Internationalisation
The Institute of Sociology has a broad, long-term international outlook. This is built first on existing partnerships, particularly in the Erasmus programme. In addition, the Institute of Sociology is actively involved in cooperation opportunities that explicitly offer perspectives beyond the European setting and function at three levels: student and lecturer exchanges, team-teaching within cooperative seminars and research cooperations.
For example, in 2013 the Institute of Sociology agreed on a cooperation with the North West University in Potchefstroom, Republic of South Africa. The first exchange of students (in the MA programme) and lecturers took place in 2014, along with the first transcontinental team-teaching projects. The Institute has had southern Africa as one of its main research and teaching interests for around 30 years, so far with an emphasis on the topics of AIDS and hospice research. Annual field trips with students have also taken place for roughly as long; for the past 10 years or so the main destination has been Botswana.
In line with its main research and teaching interests, the Institute is also in contact with universities in Russia, Latin America and North America as well as in the Caribbean and is systematically developing these relationships. The Institute of Sociology’s active internationalisation process is based on the view that social and cultural science in the present era of the globalised and digitised society is essentially only possible now from an international perspective.
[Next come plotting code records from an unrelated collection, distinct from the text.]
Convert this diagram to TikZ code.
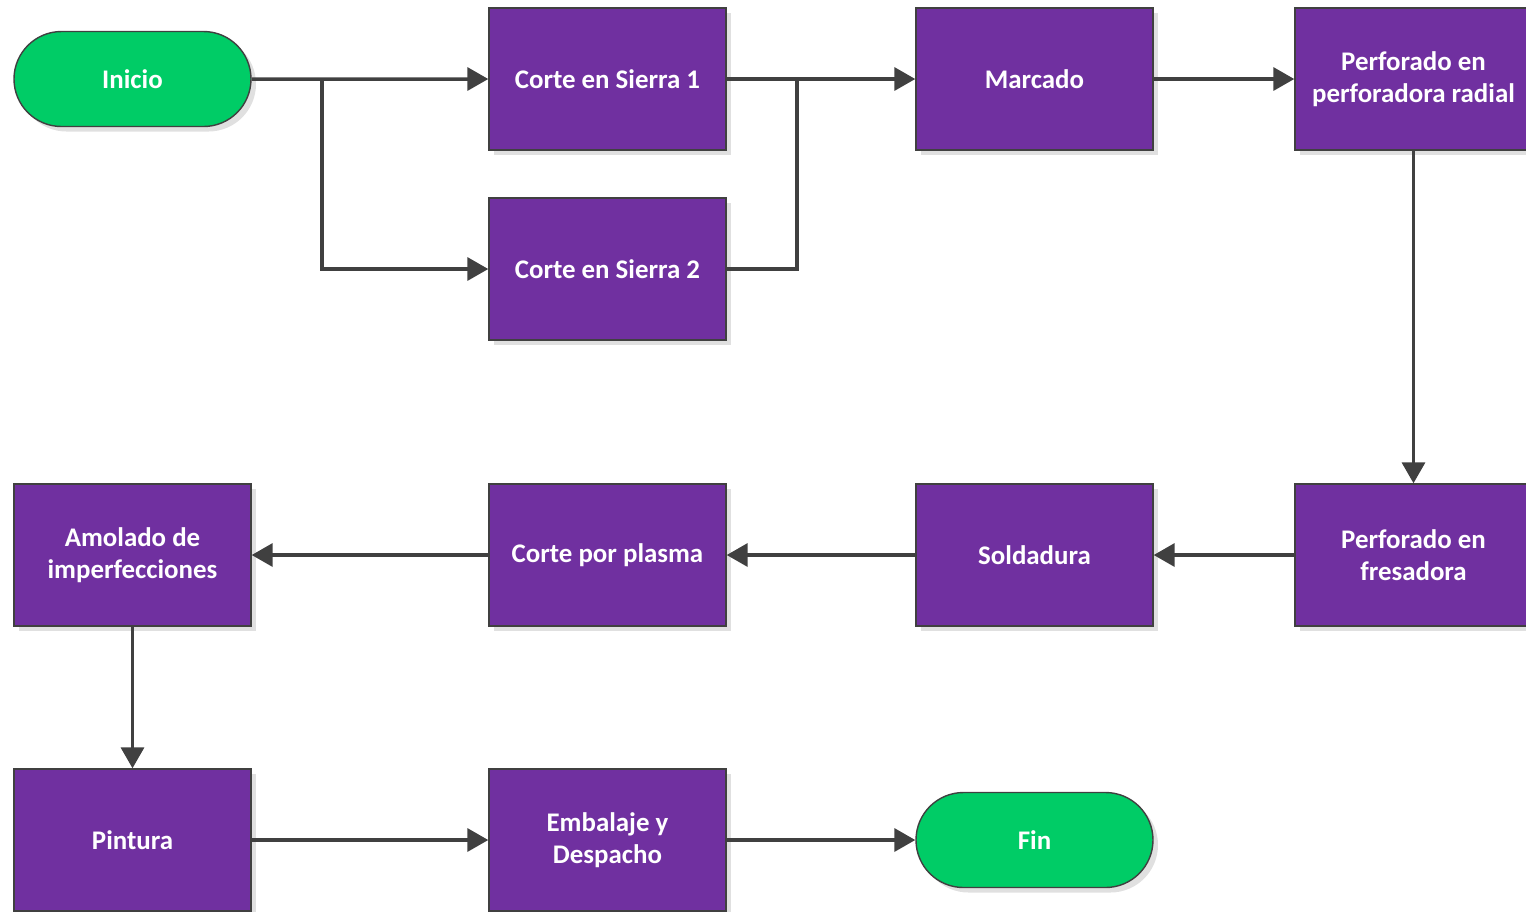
\documentclass[tikz,border=0pt]{standalone}
\usepackage{fontspec}
\setmainfont{Carlito}
\usepackage{xcolor}
\definecolor{flpurple}{HTML}{7030A0}
\definecolor{flgreen}{HTML}{00CC66}
\definecolor{flgray}{HTML}{404040}
\usetikzlibrary{arrows.meta,shapes.misc,shadows}

\begin{document}
\begin{tikzpicture}[
  procbox/.style={draw=flgray,line width=0.4pt,fill=flpurple,minimum width=2.37cm,minimum height=1.42cm,inner sep=0pt,
    text=white,align=center,font=\fontsize{7.65}{9.1}\selectfont\bfseries,
    drop shadow={shadow xshift=0.05cm,shadow yshift=-0.05cm,fill=black!12,opacity=1}},
  termbox/.style={procbox,rounded rectangle,fill=flgreen,minimum height=0.95cm},
  flow/.style={draw=flgray,line width=1pt,-{Triangle[length=0.21cm,width=0.23cm]}}]
  \useasboundingbox (0,0) rectangle (15.26,-9.11);
  % Row 1
  \node[termbox] (inicio) at (1.325,-0.79) {Inicio};
  \node[procbox] (sierra1) at (6.075,-0.79) {Corte en Sierra 1};
  \node[procbox] (sierra2) at (6.075,-2.69) {Corte en Sierra 2};
  \node[procbox] (marcado) at (10.345,-0.79) {Marcado};
  \node[procbox] (radial) at (14.135,-0.79) {Perforado en\\perforadora radial};
  % Row 2
  \node[procbox] (fresa) at (14.135,-5.55) {Perforado en\\fresadora};
  \node[procbox] (soldadura) at (10.345,-5.55) {Soldadura};
  \node[procbox] (plasma) at (6.075,-5.55) {Corte por plasma};
  \node[procbox] (amolado) at (1.325,-5.55) {Amolado de\\imperfecciones};
  % Row 3
  \node[procbox] (pintura) at (1.325,-8.40) {Pintura};
  \node[procbox] (embalaje) at (6.075,-8.40) {Embalaje y\\Despacho};
  \node[termbox] (fin) at (10.345,-8.40) {Fin};
  % Split and join points
  \coordinate (split) at (3.22,-0.79);
  \coordinate (join) at (7.97,-0.79);
  % Arrows
  \draw[flow] (inicio) -- (sierra1);
  \draw[flow] (split) |- (sierra2);
  \draw[flow] (sierra1) -- (marcado);
  \draw[draw=flgray,line width=1pt] (sierra2.east) -| (join);
  \draw[flow] (marcado) -- (radial);
  \draw[flow] (radial) -- (fresa);
  \draw[flow] (fresa) -- (soldadura);
  \draw[flow] (soldadura) -- (plasma);
  \draw[flow] (plasma) -- (amolado);
  \draw[flow] (amolado) -- (pintura);
  \draw[flow] (pintura) -- (embalaje);
  \draw[flow] (embalaje) -- (fin);
\end{tikzpicture}
\end{document}
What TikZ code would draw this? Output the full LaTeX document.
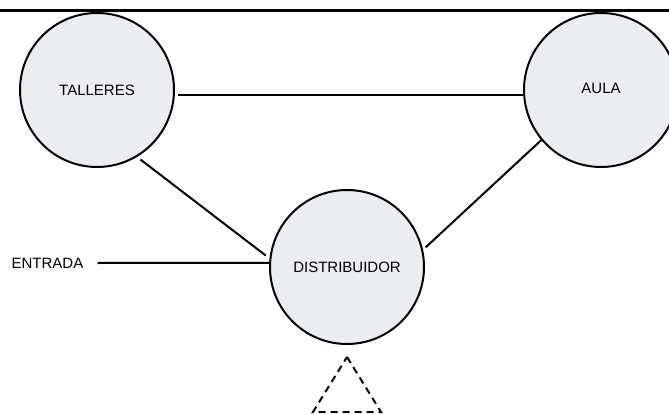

This naturally applies even more to the critical analysis of cultural transformation.
Neither research nor teaching can now retreat to a solely national outlook. Rather, what is needed is for the globalisation dimension to be included in research and teaching, both at the level of social and cultural interaction and with regard to the implementation of dispositives, concepts and practices of social governance and cultural hegemony. At the everyday, practical level, cooperations help to boost cultural awareness and to communicate experience.